Prospect’s prospects are looking up

JOHNSTOWN — The holiday weekend honoring Martin Luther King Jr. brought plenty of good news to the Prospect neighborhood of Johns-town.

Community leaders gathered there on Monday to christen the Greater Prospect Store, which is a co-op located at 110 William Penn Ave. While the store, which will sell fresh produce and homemade foods, offer classes and provide laundromat services, is not scheduled to officially open for about three months, this was an important first step for it and the community.

We fully support the initiative behind the store and the positive benefits that it will bring to the people of Prospect. Holding the ceremony Monday was a wise move and one that certainly made sense.

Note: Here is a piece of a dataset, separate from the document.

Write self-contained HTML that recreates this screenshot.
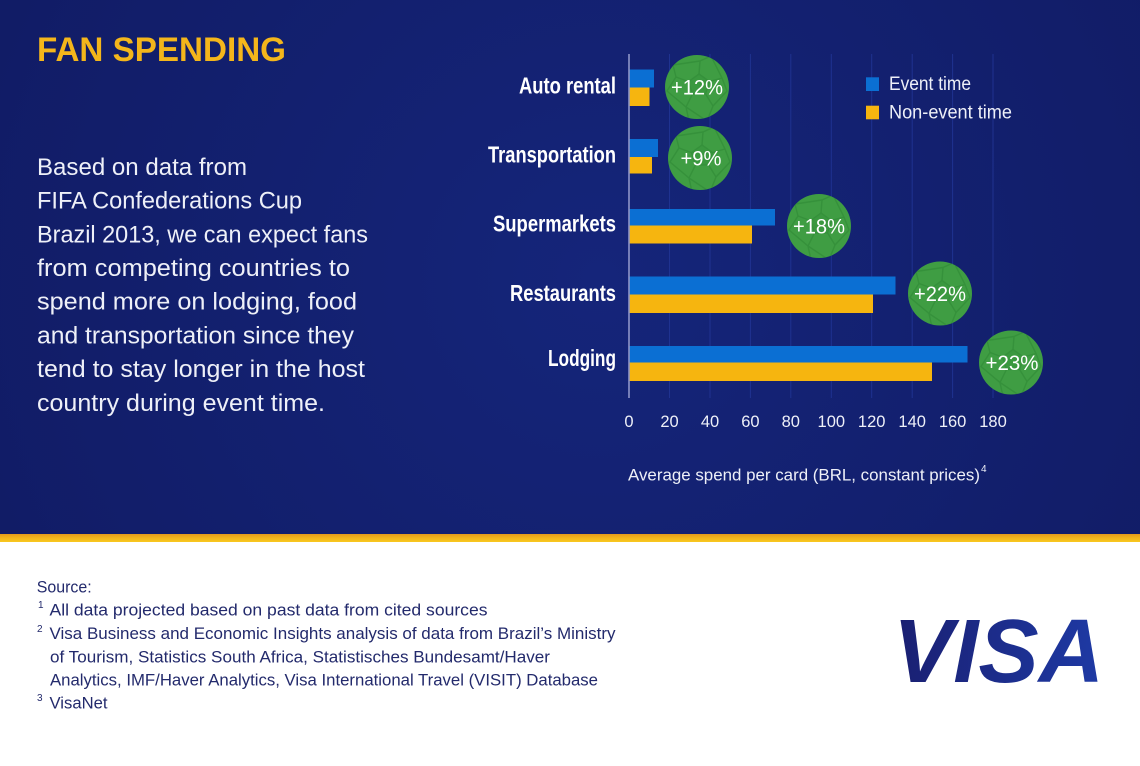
<!DOCTYPE html>
<html><head><meta charset="utf-8"><style>
html,body{margin:0;padding:0;background:#fff;}
svg{display:block;}
text{font-family:"Liberation Sans",sans-serif;}
</style></head><body>
<svg width="1140" height="766" viewBox="0 0 1140 766" xmlns="http://www.w3.org/2000/svg">
<defs>
<radialGradient id="bg" cx="600" cy="280" r="650" gradientUnits="userSpaceOnUse">
<stop offset="0" stop-color="#15257a"/>
<stop offset="1" stop-color="#111c66"/>
</radialGradient>
<linearGradient id="stripe" x1="0" y1="0" x2="0" y2="1">
<stop offset="0" stop-color="#e49a1c"/>
<stop offset="0.5" stop-color="#f2b51b"/>
<stop offset="1" stop-color="#f8c81f"/>
</linearGradient>
<linearGradient id="visa" x1="0" y1="0" x2="1" y2="0">
<stop offset="0" stop-color="#1a1f71"/>
<stop offset="1" stop-color="#1e3aa5"/>
</linearGradient>
<clipPath id="bc"><circle cx="0" cy="0" r="32"/></clipPath>
<g id="ball">
<circle cx="0" cy="0" r="32" fill="#3f9d43"/>
<g clip-path="url(#bc)" fill="none" stroke="#338c38" stroke-width="1.4" opacity="0.7">
<polygon points="2,-13 12.5,-5.4 8.5,6.9 -4.5,6.9 -8.5,-5.4" fill="#3a963e"/>
<line x1="2" y1="-13" x2="3" y2="-26"/>
<line x1="12.5" y1="-5.4" x2="25" y2="-9"/>
<line x1="8.5" y1="6.9" x2="16" y2="19"/>
<line x1="-4.5" y1="6.9" x2="-11" y2="20"/>
<line x1="-8.5" y1="-5.4" x2="-21" y2="-10"/>
<polyline points="3,-26 14,-31 25,-9 30,4"/>
<polyline points="-21,-10 -24,-22 3,-26"/>
<polyline points="-21,-10 -30,4 -11,20 -8,34"/>
<polyline points="16,19 30,4"/>
<polyline points="16,19 10,34 -11,20"/>
</g>
</g>
</defs>

<!-- backgrounds -->
<rect x="0" y="0" width="1140" height="534" fill="url(#bg)"/>
<rect x="0" y="534" width="1140" height="8" fill="url(#stripe)"/>
<rect x="0" y="542" width="1140" height="224" fill="#ffffff"/>

<!-- title -->
<text x="37" y="61" font-size="34" font-weight="bold" fill="#f4b61b" textLength="249" lengthAdjust="spacingAndGlyphs">FAN SPENDING</text>

<!-- body paragraph -->
<g font-size="24.5" fill="#eef0f8">
<text x="37" y="175" textLength="210" lengthAdjust="spacingAndGlyphs">Based on data from</text>
<text x="37" y="208.7" textLength="265" lengthAdjust="spacingAndGlyphs">FIFA Confederations Cup</text>
<text x="37" y="242.4" textLength="331" lengthAdjust="spacingAndGlyphs">Brazil 2013, we can expect fans</text>
<text x="37" y="276" textLength="313" lengthAdjust="spacingAndGlyphs">from competing countries to</text>
<text x="37" y="309.7" textLength="320" lengthAdjust="spacingAndGlyphs">spend more on lodging, food</text>
<text x="37" y="343.4" textLength="317" lengthAdjust="spacingAndGlyphs">and transportation since they</text>
<text x="37" y="377" textLength="328" lengthAdjust="spacingAndGlyphs">tend to stay longer in the host</text>
<text x="37" y="410.8" textLength="288" lengthAdjust="spacingAndGlyphs">country during event time.</text>
</g>

<!-- gridlines -->
<g stroke="#1f3290" stroke-width="1">
<line x1="669.5" y1="54" x2="669.5" y2="398"/>
<line x1="710" y1="54" x2="710" y2="398"/>
<line x1="750.4" y1="54" x2="750.4" y2="398"/>
<line x1="790.8" y1="54" x2="790.8" y2="398"/>
<line x1="831.3" y1="54" x2="831.3" y2="398"/>
<line x1="871.7" y1="54" x2="871.7" y2="398"/>
<line x1="912.2" y1="54" x2="912.2" y2="398"/>
<line x1="952.6" y1="54" x2="952.6" y2="398"/>
<line x1="993" y1="54" x2="993" y2="398"/>
</g>

<!-- bars -->
<g>
<rect x="629" y="69.5" width="25" height="18" fill="#0b6fd3"/>
<rect x="629" y="87.5" width="20.5" height="18.5" fill="#f6b50f"/>
<rect x="629" y="139" width="29" height="18" fill="#0b6fd3"/>
<rect x="629" y="157" width="23" height="16.5" fill="#f6b50f"/>
<rect x="629" y="209" width="146" height="16.5" fill="#0b6fd3"/>
<rect x="629" y="225.5" width="123" height="18" fill="#f6b50f"/>
<rect x="629" y="276.5" width="266.5" height="18" fill="#0b6fd3"/>
<rect x="629" y="294.5" width="244" height="18.5" fill="#f6b50f"/>
<rect x="629" y="346" width="338.5" height="16.5" fill="#0b6fd3"/>
<rect x="629" y="362.5" width="303" height="18.5" fill="#f6b50f"/>
</g>

<!-- axis line -->
<line x1="629" y1="54" x2="629" y2="398" stroke="#8e95c8" stroke-width="1.6"/>

<!-- category labels -->
<g font-size="23" font-weight="bold" fill="#ffffff" text-anchor="end">
<text x="616" y="93.3" textLength="97" lengthAdjust="spacingAndGlyphs">Auto rental</text>
<text x="616" y="162.7" textLength="128" lengthAdjust="spacingAndGlyphs">Transportation</text>
<text x="616" y="231.7" textLength="123" lengthAdjust="spacingAndGlyphs">Supermarkets</text>
<text x="616" y="301" textLength="106" lengthAdjust="spacingAndGlyphs">Restaurants</text>
<text x="616" y="366" textLength="68" lengthAdjust="spacingAndGlyphs">Lodging</text>
</g>

<!-- balls -->
<use href="#ball" transform="translate(697,87)"/>
<use href="#ball" transform="translate(700,158)"/>
<use href="#ball" transform="translate(819,226)"/>
<use href="#ball" transform="translate(940,293.5)"/>
<use href="#ball" transform="translate(1011,362.5)"/>
<g font-size="21" fill="#ffffff" text-anchor="middle">
<text x="697" y="94.5" textLength="52" lengthAdjust="spacingAndGlyphs">+12%</text>
<text x="701" y="165.5" textLength="41" lengthAdjust="spacingAndGlyphs">+9%</text>
<text x="819" y="233.5" textLength="52" lengthAdjust="spacingAndGlyphs">+18%</text>
<text x="940" y="301" textLength="52" lengthAdjust="spacingAndGlyphs">+22%</text>
<text x="1012" y="370" textLength="53" lengthAdjust="spacingAndGlyphs">+23%</text>
</g>

<!-- legend -->
<rect x="866" y="77.3" width="13" height="13.7" fill="#0b6fd3"/>
<rect x="866" y="105.7" width="13" height="13.6" fill="#f6b50f"/>
<g font-size="19" fill="#eef0f8">
<text x="889" y="90" textLength="82" lengthAdjust="spacingAndGlyphs">Event time</text>
<text x="889" y="118.3" textLength="123" lengthAdjust="spacingAndGlyphs">Non-event time</text>
</g>

<!-- tick labels -->
<g font-size="16.5" fill="#eef0f8" text-anchor="middle">
<text x="629" y="427">0</text>
<text x="669.5" y="427">20</text>
<text x="710" y="427">40</text>
<text x="750.4" y="427">60</text>
<text x="790.8" y="427">80</text>
<text x="831.3" y="427">100</text>
<text x="871.7" y="427">120</text>
<text x="912.2" y="427">140</text>
<text x="952.6" y="427">160</text>
<text x="993" y="427">180</text>
</g>

<!-- axis title -->
<text x="628" y="480.5" font-size="17" fill="#eef0f8" textLength="352" lengthAdjust="spacingAndGlyphs">Average spend per card (BRL, constant prices)</text>
<text x="981" y="472" font-size="10" fill="#eef0f8">4</text>

<!-- footnotes -->
<g font-size="17" fill="#232a6c">
<text x="36.7" y="592.3" textLength="55" lengthAdjust="spacingAndGlyphs">Source:</text>
<text x="38" y="608" font-size="10">1</text>
<text x="49.5" y="615.7" textLength="438" lengthAdjust="spacingAndGlyphs">All data projected based on past data from cited sources</text>
<text x="37" y="632" font-size="10">2</text>
<text x="49.5" y="639" textLength="566" lengthAdjust="spacingAndGlyphs">Visa Business and Economic Insights analysis of data from Brazil’s Ministry</text>
<text x="50" y="662.3" textLength="500" lengthAdjust="spacingAndGlyphs">of Tourism, Statistics South Africa, Statistisches Bundesamt/Haver</text>
<text x="50" y="685.5" textLength="548" lengthAdjust="spacingAndGlyphs">Analytics, IMF/Haver Analytics, Visa International Travel (VISIT) Database</text>
<text x="37" y="701" font-size="10">3</text>
<text x="49.5" y="708.5" textLength="58" lengthAdjust="spacingAndGlyphs">VisaNet</text>
</g>

<!-- VISA logo -->
<text x="893" y="682" font-size="90" font-weight="bold" font-style="italic" fill="url(#visa)" textLength="211" lengthAdjust="spacingAndGlyphs">VISA</text>
</svg>
</body></html>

“It’s a good thing to do it for Martin Luther King’s birthday,” said James Britt, the co-op’s manager and a minister at Stevens Memorial Holy Church. “It’s a celebration in the community. We want to start a renaissance. ... It will create some positivity in the community, which we know Dr. King was all about.”

We salute those who have worked to make the co-op a reality. And while it’s not yet ready to open, the progress made so far in Prospect would not have been possible without the efforts of a number of groups and organizations, including the Greater Johnstown School District, Alternative Community Resource Program, Community Foundation for the Alleghenies, Lift Johns-town, AmeriServ Financial, Pleasant Hill Baptist Church, Stevens Memorial Holy Church and Bethel AME.

“Something like this never happens with one person, and you have to commend everybody that’s been involved,” said Rep. Bryan Barbin, D-Johnstown. “It’s a proud day for Johnstown.”

That wasn’t the only good news coming out of Prospect over the weekend. Reporter Dave Sutor detailed plans for a group of dilapidated properties on Prospect Hill.

Danielle Michaels, a Florida attorney who previously lived in Geistown, is doing her part to spruce up the neighborhood. Michaels purchased 32 duplexes and plans to completely revamp them and offer 64 rental units that will feature new roofs, carpeting and appliances.

Like the co-op, the homes are not yet ready to open, but Michaels expects the first unit to be available by Feb. 1. Renovating the homes is an ongoing process that will take time, and some of them need plenty of work.

Michaels said that she plans to paint the exterior of the homes so that they do not have the feel of an apartment complex, but rather of homes on a street, which could give residents more community pride.

While her legal expertise in dealing with dilapidated properties and having local real estate developer Denis Michaels for a father helped, she said that decision is about Prospect, not profit.

“I did it not really for my financial gain, but for the city of Johnstown,” Danielle Michaels said.